• Material provided:

++++++

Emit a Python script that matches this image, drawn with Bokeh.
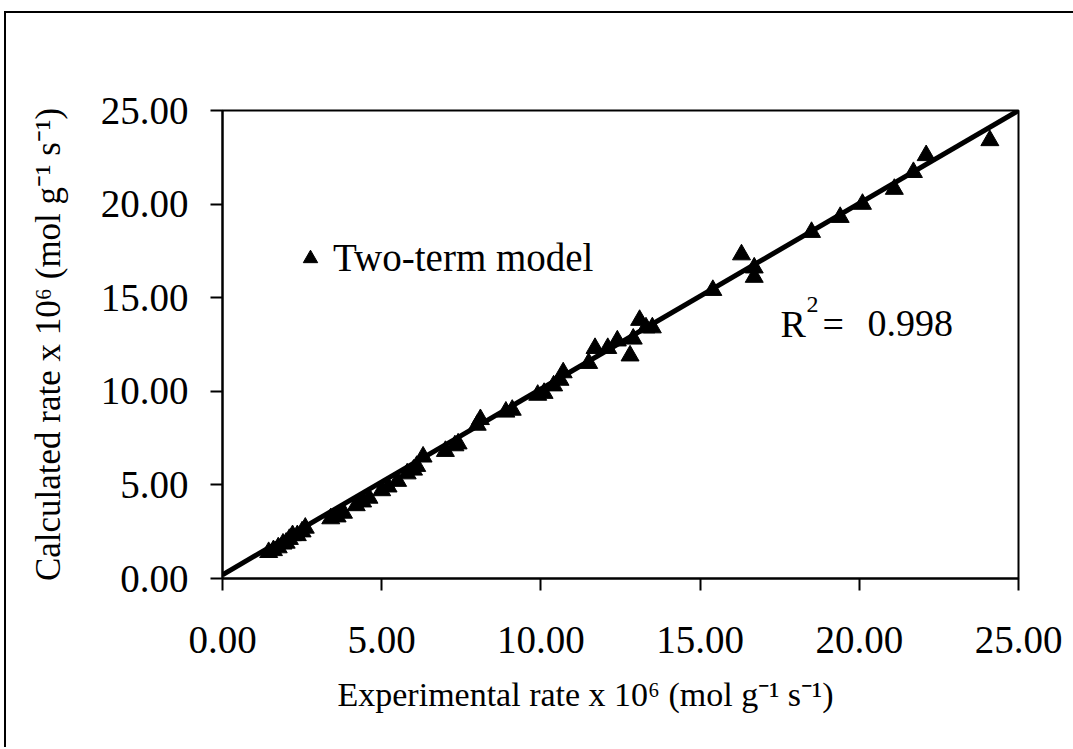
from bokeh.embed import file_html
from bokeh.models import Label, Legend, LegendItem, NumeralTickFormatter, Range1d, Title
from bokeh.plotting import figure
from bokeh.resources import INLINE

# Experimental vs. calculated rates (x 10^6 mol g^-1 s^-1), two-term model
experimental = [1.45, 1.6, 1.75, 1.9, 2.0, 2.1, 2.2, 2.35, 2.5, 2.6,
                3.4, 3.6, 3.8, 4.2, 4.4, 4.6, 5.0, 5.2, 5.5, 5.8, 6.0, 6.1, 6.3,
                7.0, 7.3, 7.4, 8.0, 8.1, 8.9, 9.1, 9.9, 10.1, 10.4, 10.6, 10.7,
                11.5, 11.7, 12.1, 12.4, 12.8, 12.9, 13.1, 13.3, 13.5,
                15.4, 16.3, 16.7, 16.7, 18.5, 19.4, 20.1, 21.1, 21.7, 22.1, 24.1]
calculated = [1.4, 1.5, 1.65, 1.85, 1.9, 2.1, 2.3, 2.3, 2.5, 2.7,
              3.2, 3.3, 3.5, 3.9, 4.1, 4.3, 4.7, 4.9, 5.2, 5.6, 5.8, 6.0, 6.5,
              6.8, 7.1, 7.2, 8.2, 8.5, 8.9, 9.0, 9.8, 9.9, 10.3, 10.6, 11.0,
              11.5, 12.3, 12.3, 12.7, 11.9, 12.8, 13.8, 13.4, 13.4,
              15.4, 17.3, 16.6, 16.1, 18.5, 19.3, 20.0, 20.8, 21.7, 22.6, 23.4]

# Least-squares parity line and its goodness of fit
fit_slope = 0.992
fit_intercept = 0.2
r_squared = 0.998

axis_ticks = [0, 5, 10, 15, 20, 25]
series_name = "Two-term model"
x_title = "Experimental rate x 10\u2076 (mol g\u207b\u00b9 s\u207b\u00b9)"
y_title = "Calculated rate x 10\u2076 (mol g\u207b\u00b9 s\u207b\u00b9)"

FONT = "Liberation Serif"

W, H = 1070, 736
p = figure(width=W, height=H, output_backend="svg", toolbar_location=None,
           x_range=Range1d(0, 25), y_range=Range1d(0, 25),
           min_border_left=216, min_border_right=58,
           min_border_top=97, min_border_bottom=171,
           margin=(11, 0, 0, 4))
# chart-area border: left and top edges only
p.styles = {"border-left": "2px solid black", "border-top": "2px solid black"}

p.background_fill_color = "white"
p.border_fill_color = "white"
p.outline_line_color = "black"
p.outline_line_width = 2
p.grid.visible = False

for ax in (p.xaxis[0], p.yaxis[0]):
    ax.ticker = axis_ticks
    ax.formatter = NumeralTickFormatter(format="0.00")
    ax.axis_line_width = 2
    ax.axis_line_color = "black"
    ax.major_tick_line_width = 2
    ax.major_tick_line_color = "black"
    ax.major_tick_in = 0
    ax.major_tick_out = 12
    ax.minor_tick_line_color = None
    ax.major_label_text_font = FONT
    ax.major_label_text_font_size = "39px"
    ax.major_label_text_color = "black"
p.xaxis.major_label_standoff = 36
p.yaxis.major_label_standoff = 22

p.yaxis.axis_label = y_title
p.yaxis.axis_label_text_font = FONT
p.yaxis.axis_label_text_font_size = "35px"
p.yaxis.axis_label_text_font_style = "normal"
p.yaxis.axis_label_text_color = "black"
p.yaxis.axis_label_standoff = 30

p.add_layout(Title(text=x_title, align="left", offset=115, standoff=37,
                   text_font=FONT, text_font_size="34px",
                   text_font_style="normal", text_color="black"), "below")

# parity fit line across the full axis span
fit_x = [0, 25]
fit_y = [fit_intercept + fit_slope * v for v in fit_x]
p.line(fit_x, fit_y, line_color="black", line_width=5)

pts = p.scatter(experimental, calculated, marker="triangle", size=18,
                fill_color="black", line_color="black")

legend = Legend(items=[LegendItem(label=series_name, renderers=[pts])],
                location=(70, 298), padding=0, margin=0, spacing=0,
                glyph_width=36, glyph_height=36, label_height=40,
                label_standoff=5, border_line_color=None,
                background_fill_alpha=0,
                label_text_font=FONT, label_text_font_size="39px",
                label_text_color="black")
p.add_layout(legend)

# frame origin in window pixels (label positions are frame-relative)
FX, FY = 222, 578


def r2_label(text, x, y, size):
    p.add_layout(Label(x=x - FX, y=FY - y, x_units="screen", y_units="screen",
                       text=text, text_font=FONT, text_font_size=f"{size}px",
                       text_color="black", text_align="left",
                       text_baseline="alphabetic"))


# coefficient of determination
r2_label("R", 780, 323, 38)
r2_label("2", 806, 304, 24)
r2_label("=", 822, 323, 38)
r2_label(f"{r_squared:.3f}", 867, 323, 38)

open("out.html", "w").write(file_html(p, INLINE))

++++++

• Task to complete: Copy nothing but the lines from the top of the data down to the line containing "from bokeh.resources import INLINE", and leave the pictures out.

• Solution to the problem:
Emit a Python script that matches this image, drawn with Bokeh.
from bokeh.embed import file_html
from bokeh.models import Label, Legend, LegendItem, NumeralTickFormatter, Range1d, Title
from bokeh.plotting import figure
from bokeh.resources import INLINE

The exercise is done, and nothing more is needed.